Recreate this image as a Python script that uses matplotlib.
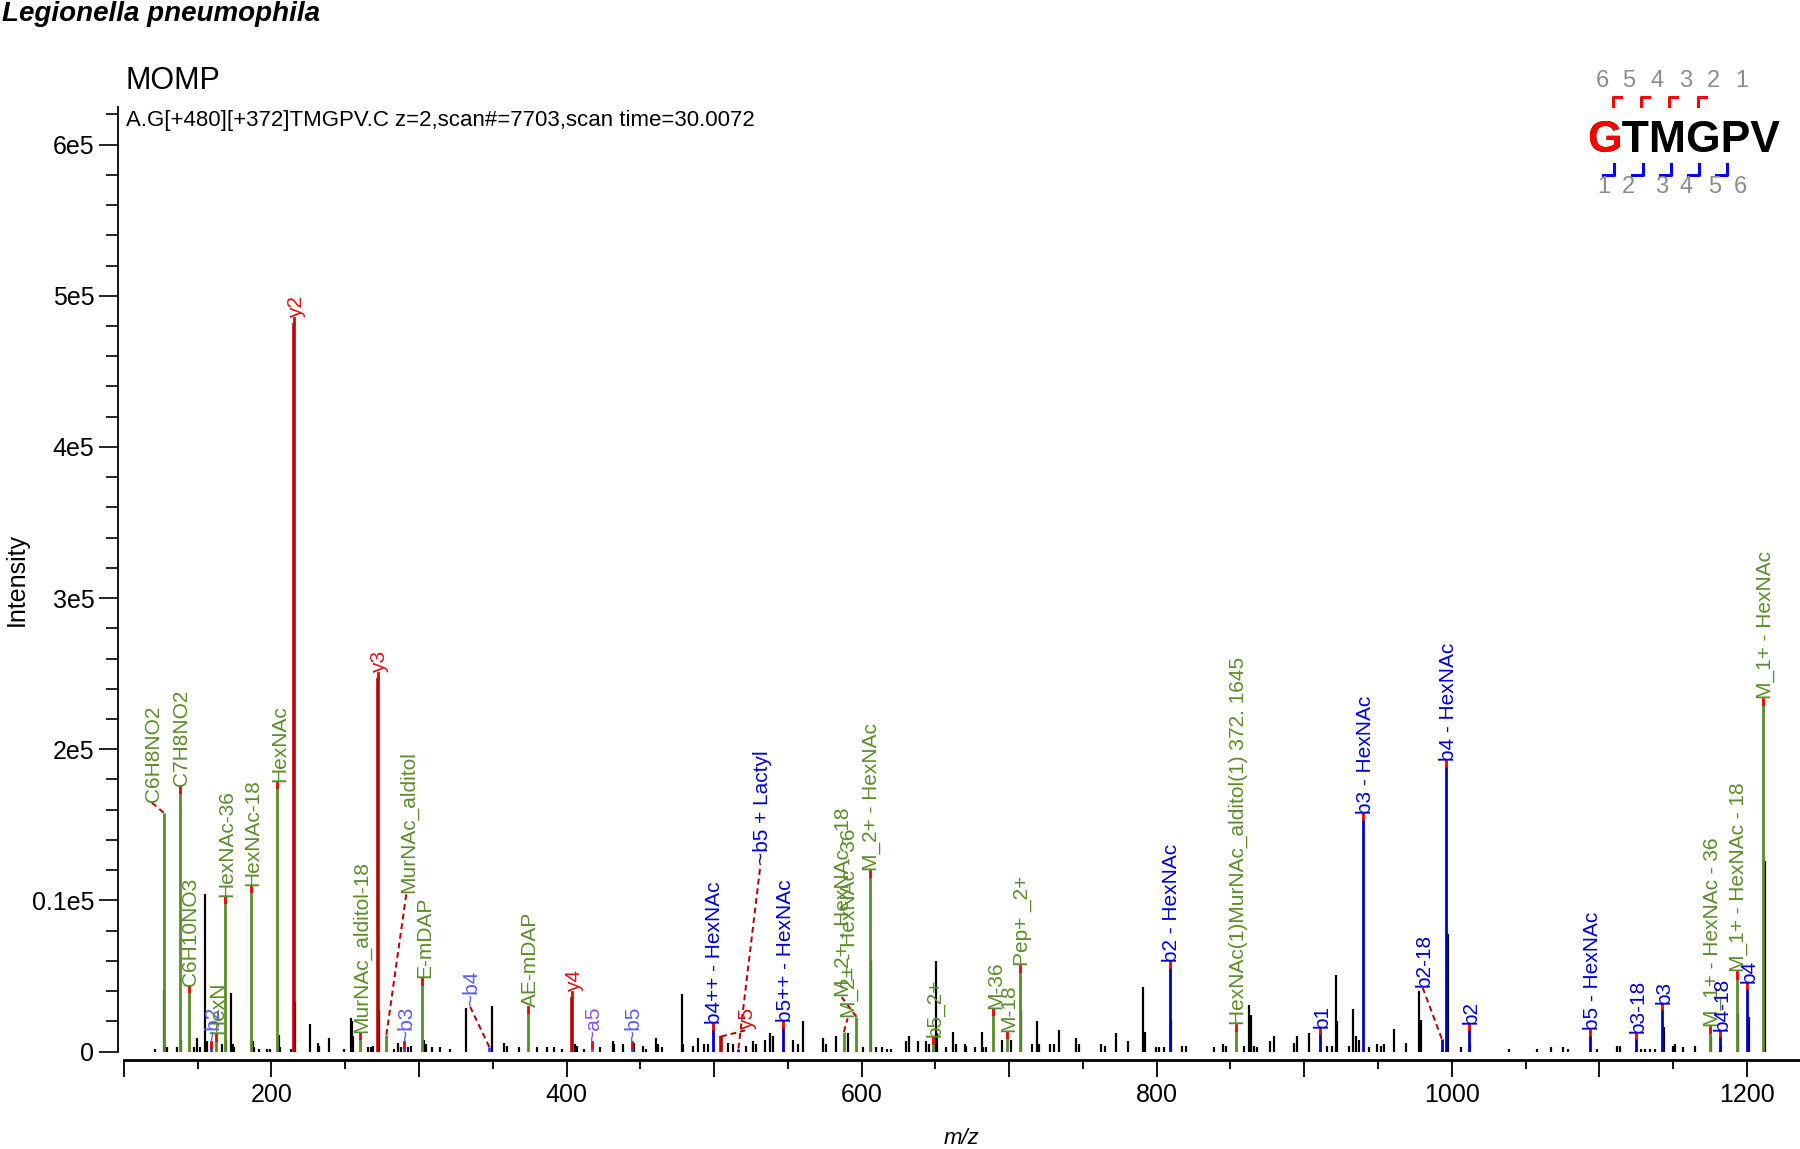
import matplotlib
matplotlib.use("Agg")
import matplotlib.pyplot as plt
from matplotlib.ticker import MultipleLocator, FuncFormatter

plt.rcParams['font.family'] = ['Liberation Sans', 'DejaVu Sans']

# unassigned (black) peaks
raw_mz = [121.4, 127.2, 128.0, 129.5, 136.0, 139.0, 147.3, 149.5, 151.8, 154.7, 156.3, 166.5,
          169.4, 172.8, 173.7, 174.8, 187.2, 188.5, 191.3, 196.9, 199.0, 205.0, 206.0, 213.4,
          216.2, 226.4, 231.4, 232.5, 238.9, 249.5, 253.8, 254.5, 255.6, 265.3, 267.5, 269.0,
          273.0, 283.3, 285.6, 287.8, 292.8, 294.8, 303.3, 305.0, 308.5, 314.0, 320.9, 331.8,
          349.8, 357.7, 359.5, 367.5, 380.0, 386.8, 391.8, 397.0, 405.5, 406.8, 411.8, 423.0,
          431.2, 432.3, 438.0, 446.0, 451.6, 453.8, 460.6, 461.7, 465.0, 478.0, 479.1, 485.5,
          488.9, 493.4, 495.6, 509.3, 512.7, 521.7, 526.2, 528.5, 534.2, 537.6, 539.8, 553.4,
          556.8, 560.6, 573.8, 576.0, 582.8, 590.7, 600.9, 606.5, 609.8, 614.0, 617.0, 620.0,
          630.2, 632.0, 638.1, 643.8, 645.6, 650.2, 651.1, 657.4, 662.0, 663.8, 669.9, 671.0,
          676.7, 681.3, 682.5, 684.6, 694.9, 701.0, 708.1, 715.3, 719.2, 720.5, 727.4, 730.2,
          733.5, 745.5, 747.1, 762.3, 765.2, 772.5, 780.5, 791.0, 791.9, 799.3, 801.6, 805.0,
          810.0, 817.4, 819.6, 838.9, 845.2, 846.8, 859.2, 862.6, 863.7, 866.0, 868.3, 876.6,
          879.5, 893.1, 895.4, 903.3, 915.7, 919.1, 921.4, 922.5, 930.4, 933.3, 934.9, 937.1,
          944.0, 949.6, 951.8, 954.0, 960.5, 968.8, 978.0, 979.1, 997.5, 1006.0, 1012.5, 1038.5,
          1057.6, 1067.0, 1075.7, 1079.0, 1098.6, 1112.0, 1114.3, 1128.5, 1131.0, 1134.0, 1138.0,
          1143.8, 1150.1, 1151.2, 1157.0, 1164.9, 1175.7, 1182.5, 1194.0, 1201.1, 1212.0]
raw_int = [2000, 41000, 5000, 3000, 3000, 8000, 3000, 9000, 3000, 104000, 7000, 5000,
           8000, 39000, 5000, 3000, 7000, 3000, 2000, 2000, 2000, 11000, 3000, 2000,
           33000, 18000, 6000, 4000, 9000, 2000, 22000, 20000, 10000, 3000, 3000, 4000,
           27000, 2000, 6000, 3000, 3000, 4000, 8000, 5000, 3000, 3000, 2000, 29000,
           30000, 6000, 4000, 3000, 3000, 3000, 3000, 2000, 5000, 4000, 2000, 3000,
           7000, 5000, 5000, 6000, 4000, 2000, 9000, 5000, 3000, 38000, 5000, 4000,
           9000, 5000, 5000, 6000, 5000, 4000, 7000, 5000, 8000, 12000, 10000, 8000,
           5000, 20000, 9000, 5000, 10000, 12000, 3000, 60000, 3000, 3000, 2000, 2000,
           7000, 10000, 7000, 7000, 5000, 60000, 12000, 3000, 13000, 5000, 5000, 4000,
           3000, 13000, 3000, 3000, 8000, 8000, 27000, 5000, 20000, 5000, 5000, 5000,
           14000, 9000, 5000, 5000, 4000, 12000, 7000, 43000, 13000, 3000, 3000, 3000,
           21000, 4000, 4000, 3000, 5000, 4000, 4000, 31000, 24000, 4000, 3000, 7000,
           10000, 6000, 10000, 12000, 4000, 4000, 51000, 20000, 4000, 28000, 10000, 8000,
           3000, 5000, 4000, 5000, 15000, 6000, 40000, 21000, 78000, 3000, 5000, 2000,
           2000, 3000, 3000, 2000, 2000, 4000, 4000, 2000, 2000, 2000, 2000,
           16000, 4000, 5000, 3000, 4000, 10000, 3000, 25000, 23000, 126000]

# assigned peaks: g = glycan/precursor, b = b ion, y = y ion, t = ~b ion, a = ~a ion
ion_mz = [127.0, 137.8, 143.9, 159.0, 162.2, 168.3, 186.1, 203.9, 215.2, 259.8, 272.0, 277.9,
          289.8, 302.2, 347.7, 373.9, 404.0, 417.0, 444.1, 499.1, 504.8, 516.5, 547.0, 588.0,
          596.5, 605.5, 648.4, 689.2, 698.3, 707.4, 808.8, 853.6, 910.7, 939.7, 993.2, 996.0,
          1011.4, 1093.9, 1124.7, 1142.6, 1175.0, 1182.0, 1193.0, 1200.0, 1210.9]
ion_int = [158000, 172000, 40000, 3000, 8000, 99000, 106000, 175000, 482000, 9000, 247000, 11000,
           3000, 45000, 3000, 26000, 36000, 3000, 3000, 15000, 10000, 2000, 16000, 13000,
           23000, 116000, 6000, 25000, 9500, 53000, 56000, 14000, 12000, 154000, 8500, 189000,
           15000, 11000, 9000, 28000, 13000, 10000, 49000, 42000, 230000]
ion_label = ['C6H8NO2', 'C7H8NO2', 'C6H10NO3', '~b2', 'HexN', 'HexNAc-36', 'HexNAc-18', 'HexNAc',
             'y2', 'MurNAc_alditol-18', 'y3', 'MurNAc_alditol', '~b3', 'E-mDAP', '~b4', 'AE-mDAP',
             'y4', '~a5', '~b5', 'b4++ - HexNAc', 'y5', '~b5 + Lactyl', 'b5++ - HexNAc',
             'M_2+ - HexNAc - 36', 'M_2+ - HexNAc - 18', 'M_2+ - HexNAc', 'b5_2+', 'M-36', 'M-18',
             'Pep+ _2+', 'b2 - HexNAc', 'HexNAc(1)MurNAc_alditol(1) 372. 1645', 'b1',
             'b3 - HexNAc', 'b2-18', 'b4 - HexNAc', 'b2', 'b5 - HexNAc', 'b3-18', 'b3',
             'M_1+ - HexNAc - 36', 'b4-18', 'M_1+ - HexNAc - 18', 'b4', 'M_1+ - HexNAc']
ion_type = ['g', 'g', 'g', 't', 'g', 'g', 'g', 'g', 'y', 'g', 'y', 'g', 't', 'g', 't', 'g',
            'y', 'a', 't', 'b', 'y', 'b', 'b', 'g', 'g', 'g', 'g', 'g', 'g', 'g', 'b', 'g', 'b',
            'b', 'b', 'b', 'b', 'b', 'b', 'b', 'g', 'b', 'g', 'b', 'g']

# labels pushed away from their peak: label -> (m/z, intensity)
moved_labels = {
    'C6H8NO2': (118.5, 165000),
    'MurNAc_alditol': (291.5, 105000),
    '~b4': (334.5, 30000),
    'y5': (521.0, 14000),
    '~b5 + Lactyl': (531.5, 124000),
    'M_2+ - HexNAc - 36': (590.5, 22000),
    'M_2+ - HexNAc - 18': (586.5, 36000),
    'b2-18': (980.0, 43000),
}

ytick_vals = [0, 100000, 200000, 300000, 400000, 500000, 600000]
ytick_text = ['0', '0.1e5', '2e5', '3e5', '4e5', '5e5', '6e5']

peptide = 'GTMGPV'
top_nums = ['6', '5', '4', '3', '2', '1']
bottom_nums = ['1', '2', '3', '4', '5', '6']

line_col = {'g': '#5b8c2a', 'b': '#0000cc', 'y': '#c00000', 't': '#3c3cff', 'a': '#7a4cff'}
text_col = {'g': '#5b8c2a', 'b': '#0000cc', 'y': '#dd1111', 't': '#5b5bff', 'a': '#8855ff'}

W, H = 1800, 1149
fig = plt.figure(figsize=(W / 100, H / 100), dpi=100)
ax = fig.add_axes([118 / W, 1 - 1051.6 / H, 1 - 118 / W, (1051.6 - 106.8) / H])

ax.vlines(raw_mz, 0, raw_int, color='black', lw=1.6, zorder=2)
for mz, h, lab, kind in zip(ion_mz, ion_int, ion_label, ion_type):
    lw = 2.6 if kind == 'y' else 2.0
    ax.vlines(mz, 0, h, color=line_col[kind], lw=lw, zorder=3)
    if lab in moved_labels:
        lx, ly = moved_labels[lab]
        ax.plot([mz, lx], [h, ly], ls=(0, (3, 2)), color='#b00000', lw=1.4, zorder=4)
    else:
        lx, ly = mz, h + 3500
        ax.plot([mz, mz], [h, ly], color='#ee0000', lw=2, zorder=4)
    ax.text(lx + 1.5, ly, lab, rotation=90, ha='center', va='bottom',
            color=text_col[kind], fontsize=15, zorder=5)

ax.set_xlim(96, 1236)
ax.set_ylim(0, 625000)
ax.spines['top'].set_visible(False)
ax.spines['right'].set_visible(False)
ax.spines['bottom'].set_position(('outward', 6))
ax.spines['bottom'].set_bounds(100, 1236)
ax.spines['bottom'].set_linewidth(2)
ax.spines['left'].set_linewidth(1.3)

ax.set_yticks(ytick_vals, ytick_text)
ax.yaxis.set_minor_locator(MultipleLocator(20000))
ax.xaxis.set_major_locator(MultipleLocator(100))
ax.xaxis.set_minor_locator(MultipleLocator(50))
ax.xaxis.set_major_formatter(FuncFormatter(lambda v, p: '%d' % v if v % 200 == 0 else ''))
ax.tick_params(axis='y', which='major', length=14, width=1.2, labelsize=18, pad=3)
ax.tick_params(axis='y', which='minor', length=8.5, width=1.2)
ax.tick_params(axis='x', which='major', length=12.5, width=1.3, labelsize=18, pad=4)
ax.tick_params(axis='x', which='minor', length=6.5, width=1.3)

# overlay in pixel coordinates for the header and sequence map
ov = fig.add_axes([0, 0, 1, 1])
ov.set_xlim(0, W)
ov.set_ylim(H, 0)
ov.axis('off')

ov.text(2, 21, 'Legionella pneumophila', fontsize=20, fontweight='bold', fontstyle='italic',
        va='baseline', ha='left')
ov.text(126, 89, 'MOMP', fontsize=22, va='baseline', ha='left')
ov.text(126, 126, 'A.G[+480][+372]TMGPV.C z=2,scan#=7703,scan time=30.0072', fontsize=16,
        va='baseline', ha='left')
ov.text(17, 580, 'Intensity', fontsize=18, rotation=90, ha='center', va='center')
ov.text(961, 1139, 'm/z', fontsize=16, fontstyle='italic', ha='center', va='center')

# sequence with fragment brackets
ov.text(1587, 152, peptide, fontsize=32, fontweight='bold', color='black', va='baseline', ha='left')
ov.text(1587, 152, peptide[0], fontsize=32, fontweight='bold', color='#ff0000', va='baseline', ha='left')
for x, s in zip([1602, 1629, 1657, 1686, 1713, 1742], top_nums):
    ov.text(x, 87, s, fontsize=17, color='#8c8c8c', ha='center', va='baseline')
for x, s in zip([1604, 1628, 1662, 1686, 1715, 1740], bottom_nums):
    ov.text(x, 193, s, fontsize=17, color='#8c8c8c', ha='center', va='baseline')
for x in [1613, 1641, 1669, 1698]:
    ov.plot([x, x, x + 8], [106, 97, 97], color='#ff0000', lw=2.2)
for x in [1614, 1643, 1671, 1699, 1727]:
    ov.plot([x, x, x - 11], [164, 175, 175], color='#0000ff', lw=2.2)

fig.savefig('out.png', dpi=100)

**Goal of the exercise**
Working from the listing above, pick out every line that has "matplotlib" and copy it.

**Task result**
Recreate this image as a Python script that uses matplotlib.
import matplotlib
matplotlib.use("Agg")
import matplotlib.pyplot as plt
from matplotlib.ticker import MultipleLocator, FuncFormatter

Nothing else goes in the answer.